**EXERCISE DETAILS**.
Quote word for word the lines below, beginning with the first and ending with the one that has "plt.rcParams['mathtext.bf'] = 'Lato:bold'". Drop the pictures.

** start of COLLECTED DATA **

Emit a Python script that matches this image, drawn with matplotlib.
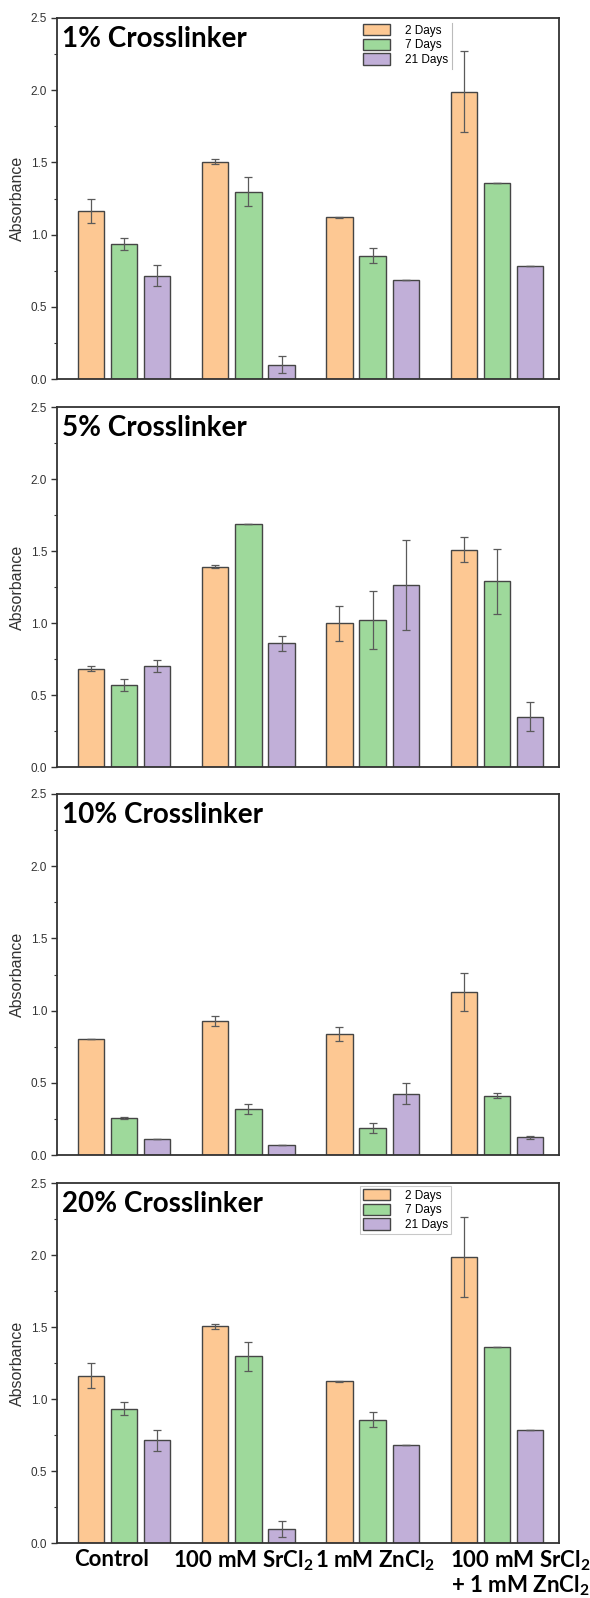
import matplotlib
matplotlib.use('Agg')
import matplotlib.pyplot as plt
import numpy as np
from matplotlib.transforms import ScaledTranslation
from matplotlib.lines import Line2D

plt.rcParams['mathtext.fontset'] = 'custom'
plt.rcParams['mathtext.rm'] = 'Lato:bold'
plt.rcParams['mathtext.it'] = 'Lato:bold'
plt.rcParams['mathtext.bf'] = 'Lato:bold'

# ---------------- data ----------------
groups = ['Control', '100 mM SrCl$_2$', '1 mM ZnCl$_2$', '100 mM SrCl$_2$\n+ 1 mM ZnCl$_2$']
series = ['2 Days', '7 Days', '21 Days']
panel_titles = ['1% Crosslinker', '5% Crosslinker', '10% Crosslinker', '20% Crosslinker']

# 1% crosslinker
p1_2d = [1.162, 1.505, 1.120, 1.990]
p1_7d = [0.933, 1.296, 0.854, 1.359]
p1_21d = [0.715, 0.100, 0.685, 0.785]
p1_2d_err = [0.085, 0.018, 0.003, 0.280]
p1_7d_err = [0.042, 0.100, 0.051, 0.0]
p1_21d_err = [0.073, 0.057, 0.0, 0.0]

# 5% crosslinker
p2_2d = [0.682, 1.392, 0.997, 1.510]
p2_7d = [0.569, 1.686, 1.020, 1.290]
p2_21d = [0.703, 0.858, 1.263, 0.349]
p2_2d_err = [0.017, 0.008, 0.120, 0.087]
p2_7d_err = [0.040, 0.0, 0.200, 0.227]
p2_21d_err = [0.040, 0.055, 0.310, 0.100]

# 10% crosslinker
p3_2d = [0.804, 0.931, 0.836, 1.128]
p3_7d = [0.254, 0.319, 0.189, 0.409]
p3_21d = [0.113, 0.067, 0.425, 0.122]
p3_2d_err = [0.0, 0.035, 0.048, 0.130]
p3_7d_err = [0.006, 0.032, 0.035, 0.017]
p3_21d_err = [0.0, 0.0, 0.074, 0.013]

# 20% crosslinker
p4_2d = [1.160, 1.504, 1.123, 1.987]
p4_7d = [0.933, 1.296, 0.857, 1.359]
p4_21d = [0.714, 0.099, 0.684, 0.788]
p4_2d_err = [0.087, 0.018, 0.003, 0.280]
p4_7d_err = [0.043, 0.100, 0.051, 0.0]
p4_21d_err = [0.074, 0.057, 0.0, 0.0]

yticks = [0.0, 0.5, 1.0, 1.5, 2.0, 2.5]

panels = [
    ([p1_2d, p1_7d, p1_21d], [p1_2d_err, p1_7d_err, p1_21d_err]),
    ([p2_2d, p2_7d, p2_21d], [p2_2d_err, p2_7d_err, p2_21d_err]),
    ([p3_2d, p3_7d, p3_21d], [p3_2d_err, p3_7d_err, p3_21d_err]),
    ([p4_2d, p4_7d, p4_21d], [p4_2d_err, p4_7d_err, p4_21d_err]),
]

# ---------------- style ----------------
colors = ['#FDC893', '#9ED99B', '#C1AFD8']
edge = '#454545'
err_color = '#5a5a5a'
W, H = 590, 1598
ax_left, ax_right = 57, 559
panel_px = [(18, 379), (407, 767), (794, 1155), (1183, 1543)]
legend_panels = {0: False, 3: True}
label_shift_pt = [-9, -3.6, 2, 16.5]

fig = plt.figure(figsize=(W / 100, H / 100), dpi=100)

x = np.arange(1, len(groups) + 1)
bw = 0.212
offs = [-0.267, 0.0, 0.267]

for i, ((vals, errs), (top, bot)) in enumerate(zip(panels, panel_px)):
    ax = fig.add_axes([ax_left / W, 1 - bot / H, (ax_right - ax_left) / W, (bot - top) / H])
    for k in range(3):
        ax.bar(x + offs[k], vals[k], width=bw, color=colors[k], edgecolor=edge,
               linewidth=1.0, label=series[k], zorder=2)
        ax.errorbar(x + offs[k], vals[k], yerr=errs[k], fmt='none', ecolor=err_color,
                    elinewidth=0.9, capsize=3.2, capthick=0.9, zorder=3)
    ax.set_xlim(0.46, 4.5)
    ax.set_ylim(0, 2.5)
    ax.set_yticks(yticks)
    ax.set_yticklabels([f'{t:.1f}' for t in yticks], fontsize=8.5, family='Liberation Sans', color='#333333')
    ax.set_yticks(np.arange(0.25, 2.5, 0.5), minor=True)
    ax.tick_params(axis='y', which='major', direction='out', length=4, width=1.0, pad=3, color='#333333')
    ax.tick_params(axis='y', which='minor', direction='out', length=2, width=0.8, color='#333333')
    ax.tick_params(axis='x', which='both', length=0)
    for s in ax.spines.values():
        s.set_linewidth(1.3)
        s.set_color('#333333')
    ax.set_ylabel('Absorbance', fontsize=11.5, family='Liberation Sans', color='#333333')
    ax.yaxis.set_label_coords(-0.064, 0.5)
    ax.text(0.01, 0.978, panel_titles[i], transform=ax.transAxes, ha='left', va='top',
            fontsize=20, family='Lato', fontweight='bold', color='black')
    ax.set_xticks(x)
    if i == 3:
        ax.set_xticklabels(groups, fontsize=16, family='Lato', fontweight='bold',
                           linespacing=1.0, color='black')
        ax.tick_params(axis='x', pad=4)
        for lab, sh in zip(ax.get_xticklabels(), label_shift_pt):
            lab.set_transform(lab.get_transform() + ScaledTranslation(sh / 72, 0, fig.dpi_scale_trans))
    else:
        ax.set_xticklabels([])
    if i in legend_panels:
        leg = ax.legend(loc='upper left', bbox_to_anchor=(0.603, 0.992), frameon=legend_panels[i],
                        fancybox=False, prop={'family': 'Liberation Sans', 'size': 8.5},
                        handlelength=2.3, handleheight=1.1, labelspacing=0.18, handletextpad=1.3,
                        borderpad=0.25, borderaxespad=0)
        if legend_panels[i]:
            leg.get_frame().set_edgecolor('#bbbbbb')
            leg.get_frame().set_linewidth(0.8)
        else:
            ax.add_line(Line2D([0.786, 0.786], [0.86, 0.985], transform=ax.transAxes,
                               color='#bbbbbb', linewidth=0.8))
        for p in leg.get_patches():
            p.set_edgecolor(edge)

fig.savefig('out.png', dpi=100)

** end of COLLECTED DATA **

**RESULT FOR THIS EXERCISE**.
Emit a Python script that matches this image, drawn with matplotlib.
import matplotlib
matplotlib.use('Agg')
import matplotlib.pyplot as plt
import numpy as np
from matplotlib.transforms import ScaledTranslation
from matplotlib.lines import Line2D

plt.rcParams['mathtext.fontset'] = 'custom'
plt.rcParams['mathtext.rm'] = 'Lato:bold'
plt.rcParams['mathtext.it'] = 'Lato:bold'
plt.rcParams['mathtext.bf'] = 'Lato:bold'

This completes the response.